If the expected grep output is too large, you can redirect it towards a file. See the following command as an example:

grep 'error' filename > output.txt

To see line numbers along with the matches

To speed up your debugging, you may want to see the line numbers of the matched lines. Use the following command to do so:

grep -n -C 2 'arizona' filename

It will print the numbers of all the lines that contain the word arizona in the file.

Limit output lines in a grep search

If you only want to see the first x matches of a pattern in a file, you can use the -m command line option. For example, using the following command stops the grep search after the first 3 matches of the word arizona are found.

grep -m3 'arizona' filename

Finding special characters using grep

You can use the -F option to make grep search for special characters, like ' or [ or ^. For example, the following command will look for [abc] in the file.

grep -F '[abc]' filename

Display the position of the match

Grep also gives you the ability to print the position where it found a match. Note that this isn’t the line position, but the byte offset of the entire file. The -o and -b options will be used for this purpose.

grep -o -b "error" logfile

Display colored output

Sometimes it makes sense to add some colour to the output, and make it easier to understand. The --color option enables you to view colorized search results.

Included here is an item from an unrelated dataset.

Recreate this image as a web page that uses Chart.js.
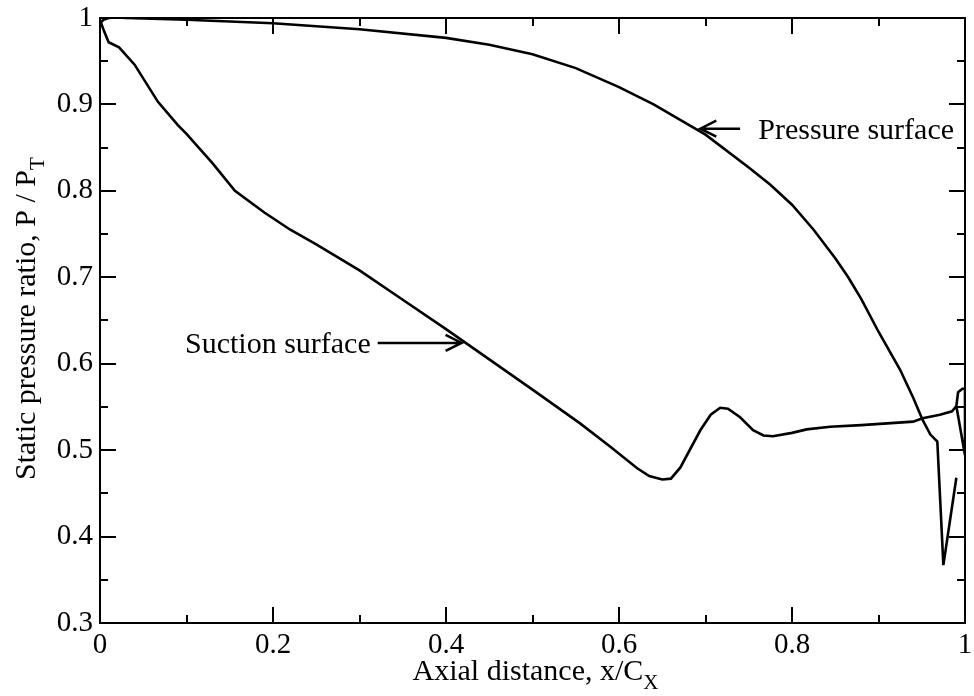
<!DOCTYPE html>
<html>
<head>
<meta charset="utf-8">
<script src="https://cdn.jsdelivr.net/npm/chart.js@4/dist/chart.umd.min.js"></script>
<style>
  html, body { margin: 0; padding: 0; background: #fff; }
  #wrap { width: 974px; height: 696px; }
</style>
</head>
<body>
<div id="wrap"><canvas id="cpChart" width="974" height="696"></canvas></div>
<script>
// surface static pressure along the blade

const pressureX = [0.001, 0.004, 0.01, 0.02, 0.03, 0.1, 0.2, 0.3, 0.4, 0.45, 0.5, 0.55, 0.6, 0.64, 0.7, 0.75, 0.775, 0.8, 0.825, 0.85, 0.865, 0.88, 0.9, 0.925, 0.94, 0.951, 0.96, 0.968, 0.975, 0.99];
const pressureY = [0.995, 0.998, 1.0, 1.001, 1.0, 0.998, 0.994, 0.987, 0.977, 0.969, 0.958, 0.942, 0.92, 0.9, 0.865, 0.827, 0.807, 0.784, 0.755, 0.722, 0.7, 0.675, 0.637, 0.593, 0.561, 0.535, 0.518, 0.51, 0.367, 0.468];

const suctionX = [0.001, 0.005, 0.01, 0.022, 0.04, 0.067, 0.09, 0.1, 0.13, 0.156, 0.19, 0.22, 0.25, 0.3, 0.35, 0.4, 0.45, 0.5, 0.555, 0.59, 0.621, 0.635, 0.65, 0.66, 0.671, 0.694, 0.706, 0.717, 0.726, 0.74, 0.755, 0.767, 0.778, 0.8, 0.817, 0.844, 0.88, 0.94, 0.951, 0.971, 0.985, 0.99, 0.992, 0.997, 1.0, 1.0, 0.99];
const suctionY = [0.995, 0.984, 0.972, 0.966, 0.946, 0.903, 0.876, 0.866, 0.832, 0.8, 0.775, 0.755, 0.738, 0.708, 0.674, 0.64, 0.605, 0.57, 0.531, 0.504, 0.479, 0.47, 0.466, 0.467, 0.48, 0.523, 0.541, 0.549, 0.548, 0.538, 0.523, 0.517, 0.516, 0.52, 0.524, 0.527, 0.529, 0.533, 0.537, 0.541, 0.545, 0.551, 0.567, 0.571, 0.571, 0.494, 0.551];

const xMajor = [0, 0.2, 0.4, 0.6, 0.8, 1];
const xMinor = [0.1, 0.3, 0.5, 0.7, 0.9];
const yMajor = [0.3, 0.4, 0.5, 0.6, 0.7, 0.8, 0.9, 1];
const yMinor = [0.35, 0.45, 0.55, 0.65, 0.75, 0.85, 0.95];

const FONT = "'Liberation Serif', 'DejaVu Serif', serif";

function toPoints(xs, ys) {
    return xs.map((x, i) => ({ x: x, y: ys[i] }));
}

// frame, inward ticks, arrows and axis titles (grace style)
const gracePlot = {
    id: "gracePlot",
    afterDraw(chart) {
        const ctx = chart.ctx;
        const xs = chart.scales.x;
        const ys = chart.scales.y;
        const a = chart.chartArea;

        ctx.save();
        ctx.strokeStyle = "#000";
        ctx.lineWidth = 2;
        ctx.strokeRect(a.left, a.top, a.right - a.left, a.bottom - a.top);

        const tick = (vals, len, horiz) => {
            vals.forEach(v => {
                ctx.beginPath();
                if (horiz) {
                    const px = Math.round(xs.getPixelForValue(v));
                    ctx.moveTo(px, a.bottom); ctx.lineTo(px, a.bottom - len);
                    ctx.moveTo(px, a.top); ctx.lineTo(px, a.top + len);
                } else {
                    const py = Math.round(ys.getPixelForValue(v));
                    ctx.moveTo(a.left, py); ctx.lineTo(a.left + len, py);
                    ctx.moveTo(a.right, py); ctx.lineTo(a.right - len, py);
                }
                ctx.stroke();
            });
        };
        tick(xMajor, 16, true);
        tick(xMinor, 8, true);
        tick(yMajor, 16, false);
        tick(yMinor, 8, false);

        // annotation arrows
        const arrow = (x0, x1, yv) => {
            const px0 = xs.getPixelForValue(x0);
            const px1 = xs.getPixelForValue(x1);
            const py = ys.getPixelForValue(yv);
            const dir = px1 > px0 ? -1 : 1;
            ctx.lineWidth = 2.5;
            ctx.beginPath();
            ctx.moveTo(px0, py); ctx.lineTo(px1, py);
            ctx.moveTo(px1 + dir * 16, py - 8); ctx.lineTo(px1, py); ctx.lineTo(px1 + dir * 16, py + 8);
            ctx.stroke();
            return py;
        };
        ctx.fillStyle = "#000";
        ctx.font = "30px " + FONT;
        ctx.textBaseline = "middle";

        let py = arrow(0.74, 0.694, 0.872);
        ctx.textAlign = "left";
        ctx.fillText("Pressure surface", xs.getPixelForValue(0.761), py + 2);

        py = arrow(0.321, 0.418, 0.624);
        ctx.textAlign = "right";
        ctx.fillText("Suction surface", xs.getPixelForValue(0.313), py + 2);

        // x axis title with subscript
        ctx.textBaseline = "alphabetic";
        ctx.textAlign = "left";
        const xt = "Axial distance, x/C";
        ctx.font = "30px " + FONT;
        const w1 = ctx.measureText(xt).width;
        ctx.font = "21px " + FONT;
        const w2 = ctx.measureText("X").width;
        let sx = (a.left + a.right) / 2 - (w1 + w2) / 2 + 3;
        ctx.font = "30px " + FONT;
        ctx.fillText(xt, sx, 680);
        ctx.font = "21px " + FONT;
        ctx.fillText("X", sx + w1, 689);

        // y axis title, rotated
        ctx.translate(35, 480);
        ctx.rotate(-Math.PI / 2);
        const yt = "Static pressure ratio, P / P";
        ctx.font = "30px " + FONT;
        ctx.fillText(yt, 0, 0);
        const w3 = ctx.measureText(yt).width;
        ctx.font = "21px " + FONT;
        ctx.fillText("T", w3, 9);

        ctx.restore();
    }
};

const ctx = document.getElementById("cpChart");

new Chart(ctx, {

    type: "scatter",

    data: {
        datasets: [
            {
                label: "Pressure surface",
                data: toPoints(pressureX, pressureY),
                showLine: true,
                borderColor: "#000",
                borderWidth: 2.6,
                pointRadius: 0,
                tension: 0
            },
            {
                label: "Suction surface",
                data: toPoints(suctionX, suctionY),
                showLine: true,
                borderColor: "#000",
                borderWidth: 2.6,
                pointRadius: 0,
                tension: 0
            }
        ]
    },

    options: {
        responsive: false,
        animation: false,
        layout: {
            padding: { left: 0, top: 18, right: 9, bottom: 0 }
        },
        plugins: {
            legend: { display: false },
            tooltip: { enabled: false }
        },
        scales: {
            x: {
                type: "linear",
                min: 0,
                max: 1,
                grid: { display: false, drawTicks: false },
                border: { display: false },
                afterFit: s => {
                    s.height = 73;
                    s.paddingLeft = 0;
                    s.paddingRight = 0;
                },
                ticks: {
                    stepSize: 0.2,
                    padding: 8,
                    color: "#000",
                    font: { family: FONT, size: 29, lineHeight: 1 },
                    callback: v => String(+v.toFixed(1))
                }
            },
            y: {
                type: "linear",
                min: 0.3,
                max: 1,
                grid: { display: false, drawTicks: false },
                border: { display: false },
                afterFit: s => {
                    s.width = 100;
                    s.paddingTop = 0;
                    s.paddingBottom = 0;
                },
                ticks: {
                    stepSize: 0.1,
                    padding: 7,
                    color: "#000",
                    font: { family: FONT, size: 29, lineHeight: 1 },
                    callback: v => String(+v.toFixed(1))
                }
            }
        }
    },

    plugins: [gracePlot]

});
</script>
</body>
</html>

grep --color 'pattern' filename

Searching for multiple patterns

egrep is a variant of the grep command that offers extensive regex-based searching functionalities. For example, you can use it to search for multiple patterns at once.

egrep 'foo|bar|xyz' *

The above command will match all three strings, across all the files in the current directory.

Combining grep and find

You can combine the grep and find commands to execute advanced searches. For example, the following command displays the names of all files present in the current directory that contain the word bar, case-insensitive.

find . -type f -exec grep -il 'bar' {} \;

Searching through gzip files

The grep command can be used to execute zgrep searches on gzip files.

zgrep foo arch.gz

The above command will output all matching files present inside arch.gz.